3. What happens to traffic when a WASM filter VM crashes inside Envoy, and how does fail_open vs fail_close affect this?

Show answer

When a WASM VM crashes, the filter is aborted for that request. With fail_open: true, Envoy passes the request through without filtering (degraded but functional). With fail_close: false (the default), Envoy returns a 500 to the caller. The Envoy process itself does not crash — WASM sandboxing isolates the VM fault. Monitor wasm.runtime_errors to detect crash loops.
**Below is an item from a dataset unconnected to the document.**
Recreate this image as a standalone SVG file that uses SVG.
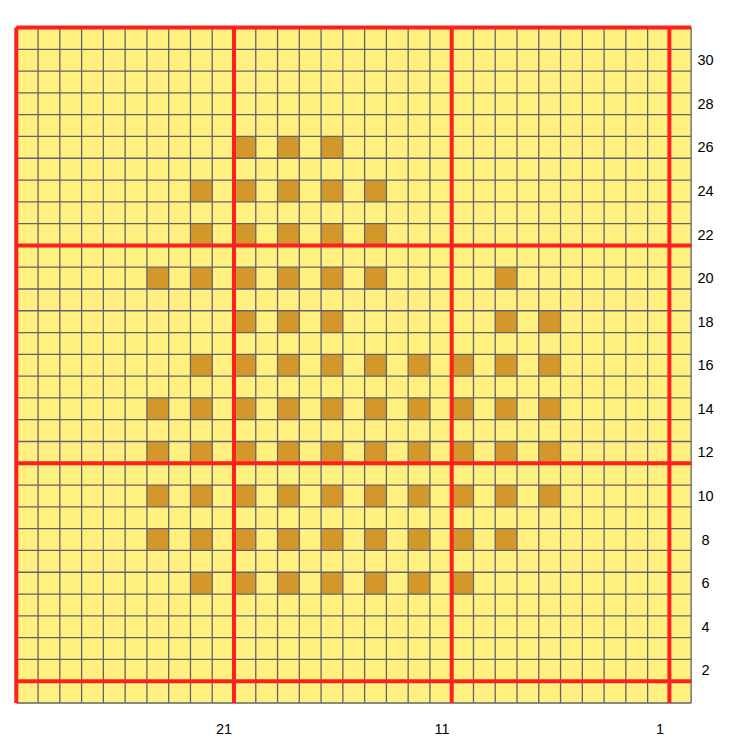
<svg xmlns="http://www.w3.org/2000/svg" width="731" height="747" viewBox="0 0 731 747">
<style>
.bg{fill:#fff07f}
.st{fill:#d4982a}
.grid{fill:none;stroke:#63636e;stroke-width:1.3}
.major{fill:none;stroke:#ff1f1f;stroke-width:4}
.lbl{font-family:"Liberation Sans",Arial,sans-serif;font-size:14.5px;fill:#000;text-anchor:middle}
</style>
<rect width="731" height="747" fill="#ffffff"/>
<g id="chart">
<rect class="bg" x="16.3" y="27.5" width="674.87" height="675.49"/>
<g id="stitches" class="st" transform="translate(16.3,27.5) scale(21.77,21.79)">
<rect x="10" y="5" width="1" height="1"/><rect x="12" y="5" width="1" height="1"/><rect x="14" y="5" width="1" height="1"/>
<rect x="8" y="7" width="1" height="1"/><rect x="10" y="7" width="1" height="1"/><rect x="12" y="7" width="1" height="1"/><rect x="14" y="7" width="1" height="1"/><rect x="16" y="7" width="1" height="1"/>
<rect x="8" y="9" width="1" height="1"/><rect x="10" y="9" width="1" height="1"/><rect x="12" y="9" width="1" height="1"/><rect x="14" y="9" width="1" height="1"/><rect x="16" y="9" width="1" height="1"/>
<rect x="6" y="11" width="1" height="1"/><rect x="8" y="11" width="1" height="1"/><rect x="10" y="11" width="1" height="1"/><rect x="12" y="11" width="1" height="1"/><rect x="14" y="11" width="1" height="1"/><rect x="16" y="11" width="1" height="1"/><rect x="22" y="11" width="1" height="1"/>
<rect x="10" y="13" width="1" height="1"/><rect x="12" y="13" width="1" height="1"/><rect x="14" y="13" width="1" height="1"/><rect x="22" y="13" width="1" height="1"/><rect x="24" y="13" width="1" height="1"/>
<rect x="8" y="15" width="1" height="1"/><rect x="10" y="15" width="1" height="1"/><rect x="12" y="15" width="1" height="1"/><rect x="14" y="15" width="1" height="1"/><rect x="16" y="15" width="1" height="1"/><rect x="18" y="15" width="1" height="1"/><rect x="20" y="15" width="1" height="1"/><rect x="22" y="15" width="1" height="1"/><rect x="24" y="15" width="1" height="1"/>
<rect x="6" y="17" width="1" height="1"/><rect x="8" y="17" width="1" height="1"/><rect x="10" y="17" width="1" height="1"/><rect x="12" y="17" width="1" height="1"/><rect x="14" y="17" width="1" height="1"/><rect x="16" y="17" width="1" height="1"/><rect x="18" y="17" width="1" height="1"/><rect x="20" y="17" width="1" height="1"/><rect x="22" y="17" width="1" height="1"/><rect x="24" y="17" width="1" height="1"/>
<rect x="6" y="19" width="1" height="1"/><rect x="8" y="19" width="1" height="1"/><rect x="10" y="19" width="1" height="1"/><rect x="12" y="19" width="1" height="1"/><rect x="14" y="19" width="1" height="1"/><rect x="16" y="19" width="1" height="1"/><rect x="18" y="19" width="1" height="1"/><rect x="20" y="19" width="1" height="1"/><rect x="22" y="19" width="1" height="1"/><rect x="24" y="19" width="1" height="1"/>
<rect x="6" y="21" width="1" height="1"/><rect x="8" y="21" width="1" height="1"/><rect x="10" y="21" width="1" height="1"/><rect x="12" y="21" width="1" height="1"/><rect x="14" y="21" width="1" height="1"/><rect x="16" y="21" width="1" height="1"/><rect x="18" y="21" width="1" height="1"/><rect x="20" y="21" width="1" height="1"/><rect x="22" y="21" width="1" height="1"/><rect x="24" y="21" width="1" height="1"/>
<rect x="6" y="23" width="1" height="1"/><rect x="8" y="23" width="1" height="1"/><rect x="10" y="23" width="1" height="1"/><rect x="12" y="23" width="1" height="1"/><rect x="14" y="23" width="1" height="1"/><rect x="16" y="23" width="1" height="1"/><rect x="18" y="23" width="1" height="1"/><rect x="20" y="23" width="1" height="1"/><rect x="22" y="23" width="1" height="1"/>
<rect x="8" y="25" width="1" height="1"/><rect x="10" y="25" width="1" height="1"/><rect x="12" y="25" width="1" height="1"/><rect x="14" y="25" width="1" height="1"/><rect x="16" y="25" width="1" height="1"/><rect x="18" y="25" width="1" height="1"/><rect x="20" y="25" width="1" height="1"/>
</g>
<path class="grid" d="M16.3 27.5V703M38.07 27.5V703M59.84 27.5V703M81.61 27.5V703M103.38 27.5V703M125.15 27.5V703M146.92 27.5V703M168.69 27.5V703M190.46 27.5V703M212.23 27.5V703M234 27.5V703M255.77 27.5V703M277.54 27.5V703M299.31 27.5V703M321.08 27.5V703M342.85 27.5V703M364.62 27.5V703M386.39 27.5V703M408.16 27.5V703M429.93 27.5V703M451.7 27.5V703M473.47 27.5V703M495.24 27.5V703M517.01 27.5V703M538.78 27.5V703M560.55 27.5V703M582.32 27.5V703M604.09 27.5V703M625.86 27.5V703M647.63 27.5V703M669.4 27.5V703M691.17 27.5V703M16.3 27.5H691.17M16.3 49.29H691.17M16.3 71.08H691.17M16.3 92.87H691.17M16.3 114.66H691.17M16.3 136.45H691.17M16.3 158.24H691.17M16.3 180.03H691.17M16.3 201.82H691.17M16.3 223.61H691.17M16.3 245.4H691.17M16.3 267.19H691.17M16.3 288.98H691.17M16.3 310.77H691.17M16.3 332.56H691.17M16.3 354.35H691.17M16.3 376.14H691.17M16.3 397.93H691.17M16.3 419.72H691.17M16.3 441.51H691.17M16.3 463.3H691.17M16.3 485.09H691.17M16.3 506.88H691.17M16.3 528.67H691.17M16.3 550.46H691.17M16.3 572.25H691.17M16.3 594.04H691.17M16.3 615.83H691.17M16.3 637.62H691.17M16.3 659.41H691.17M16.3 681.2H691.17M16.3 703H691.17"/>
<path class="major" d="M16.3 27.5V703M234 27.5V703M451.7 27.5V703M669.4 27.5V703M16.3 27.5H691.17M16.3 245.4H691.17M16.3 463.3H691.17M16.3 681.2H691.17"/>
</g>
<g id="row-labels" class="lbl">
<text x="705.5" y="65.2">30</text>
<text x="705.5" y="108.8">28</text>
<text x="705.5" y="152.4">26</text>
<text x="705.5" y="195.9">24</text>
<text x="705.5" y="239.5">22</text>
<text x="705.5" y="283.1">20</text>
<text x="705.5" y="326.7">18</text>
<text x="705.5" y="370.3">16</text>
<text x="705.5" y="413.8">14</text>
<text x="705.5" y="457.4">12</text>
<text x="705.5" y="501">10</text>
<text x="705.5" y="544.6">8</text>
<text x="705.5" y="588.2">6</text>
<text x="705.5" y="631.7">4</text>
<text x="705.5" y="675.3">2</text>
</g>
<g id="col-labels" class="lbl">
<text x="224" y="734">21</text>
<text x="442" y="734">11</text>
<text x="660" y="734">1</text>
</g>
</svg>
4. What is the mechanism by which Envoy hot restart passes listening sockets from the old to the new process?

Show answer

The old Envoy process acts as the "hot restart parent." The new process connects to the parent via a Unix domain socket and sends a request for each listening socket's file descriptor. The kernel passes the open file descriptors via SCM_RIGHTS ancillary data in a sendmsg call. The new process then binds to those fds and begins accepting connections, while the parent enters draining mode and closes its accept loop.

5. What is a practical strategy for extracting a specific cluster's configuration from a large Envoy config_dump without loading the entire blob into memory?

Show answer

Stream the config_dump through a pipeline: curl -s localhost:15000/config_dump | python3 -c "import sys,json; [print(json.dumps(c,indent=2)) for c in json.load(sys.stdin)['configs'] if 'ClustersConfigDump' in c.get('@type','')]" | grep -A20 '"name": "my-cluster"'. Alternatively use the /clusters?format=json endpoint which returns only cluster state and is much smaller than the full config_dump.
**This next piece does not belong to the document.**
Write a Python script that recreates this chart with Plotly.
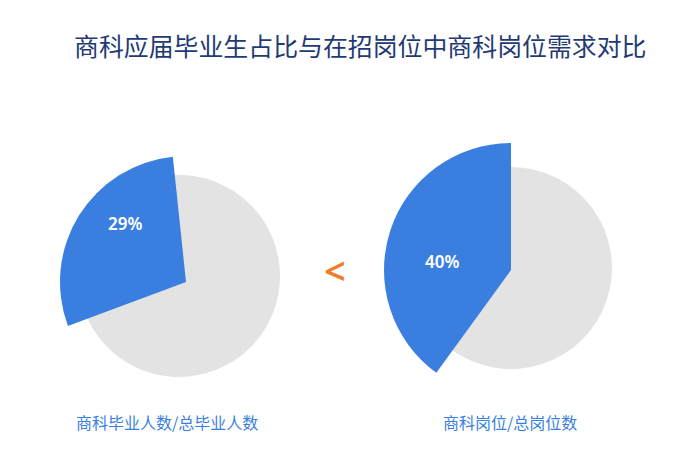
import plotly.graph_objects as go

# shares (%); order: other first, 商科 second
slice_names = ["其他", "商科"]
grad_share = [71, 29]   # 商科毕业人数/总毕业人数
job_share = [60, 40]    # 商科岗位/总岗位数

title_text = "商科应届毕业生占比与在招岗位中商科岗位需求对比"
left_caption = "商科毕业人数/总毕业人数"
right_caption = "商科岗位/总岗位数"

W, H = 700, 465
OFF = 8  # page body margin, the plot div starts 8px in
BLUE = "#3a7fe0"
GREY = "#e3e3e3"
CJK = "Noto Sans CJK SC"


def px(sx):
    return (sx - OFF) / W


def py(sy):
    return 1 - (sy - OFF) / H


def dom(cx, cy, r):
    # screen pixel centre/radius -> paper domain
    return dict(x=[px(cx - r), px(cx + r)], y=[py(cy + r), py(cy - r)])


def pie_pair(values, rot, grey_c, blue_c):
    # grey base + blue slice drawn with a larger radius
    base = go.Pie(labels=slice_names, values=values, sort=False,
                  direction="counterclockwise", rotation=rot,
                  marker=dict(colors=[GREY, "rgba(0,0,0,0)"], line=dict(width=0)),
                  textinfo="none", hoverinfo="label+percent",
                  domain=dom(*grey_c), showlegend=False)
    top = go.Pie(labels=slice_names, values=values, sort=False,
                 direction="counterclockwise", rotation=rot,
                 marker=dict(colors=["rgba(0,0,0,0)", BLUE], line=dict(width=0)),
                 textinfo="none", hoverinfo="label+percent",
                 domain=dom(*blue_c), showlegend=False)
    return [base, top]


fig = go.Figure()
for t in pie_pair(grad_share, -6, (179, 276, 101), (186, 282, 126)):
    fig.add_trace(t)
for t in pie_pair(job_share, 0, (511, 268, 101), (511, 270, 127)):
    fig.add_trace(t)


def label(x, y, text, font):
    fig.add_annotation(x=px(x), y=py(y), xref="paper", yref="paper",
                       xanchor="center", yanchor="middle",
                       text=text, showarrow=False, font=font)


pct_font = dict(family="Noto Sans", size=17, color="white", weight=600)
label(125, 223, f"{grad_share[1]}%", pct_font)
label(442, 261, f"{job_share[1]}%", pct_font)

# comparison sign
label(335, 270, "<", dict(family="Noto Sans", size=38, color="#f07d28", weight=600))

# captions
cap_font = dict(family=CJK, size=16, color=BLUE)
label(166.5, 422, left_caption, cap_font)
label(510, 422, right_caption, cap_font)

label(360, 45, title_text, dict(family=CJK, size=24.9, color="#1f3b73"))

fig.update_layout(
    width=W, height=H,
    margin=dict(l=0, r=0, t=0, b=0),
    paper_bgcolor="white",
    plot_bgcolor="white",
)

fig.write_html("out.html")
6. What combination of Envoy features prevents retry storms while still providing retry protection?

Show answer

Three controls together: (1) per_try_timeout set to route_timeout / (num_retries + 1) to bound retry duration; (2) retry_priority or retry_host_predicate: previous_hosts to avoid retrying the same failed host; (3) max_retries circuit breaker threshold to cap total concurrent retries across all requests to a cluster. Without (3), the global retry concurrency is unbounded — thousands of requests each retrying 3x triples upstream load.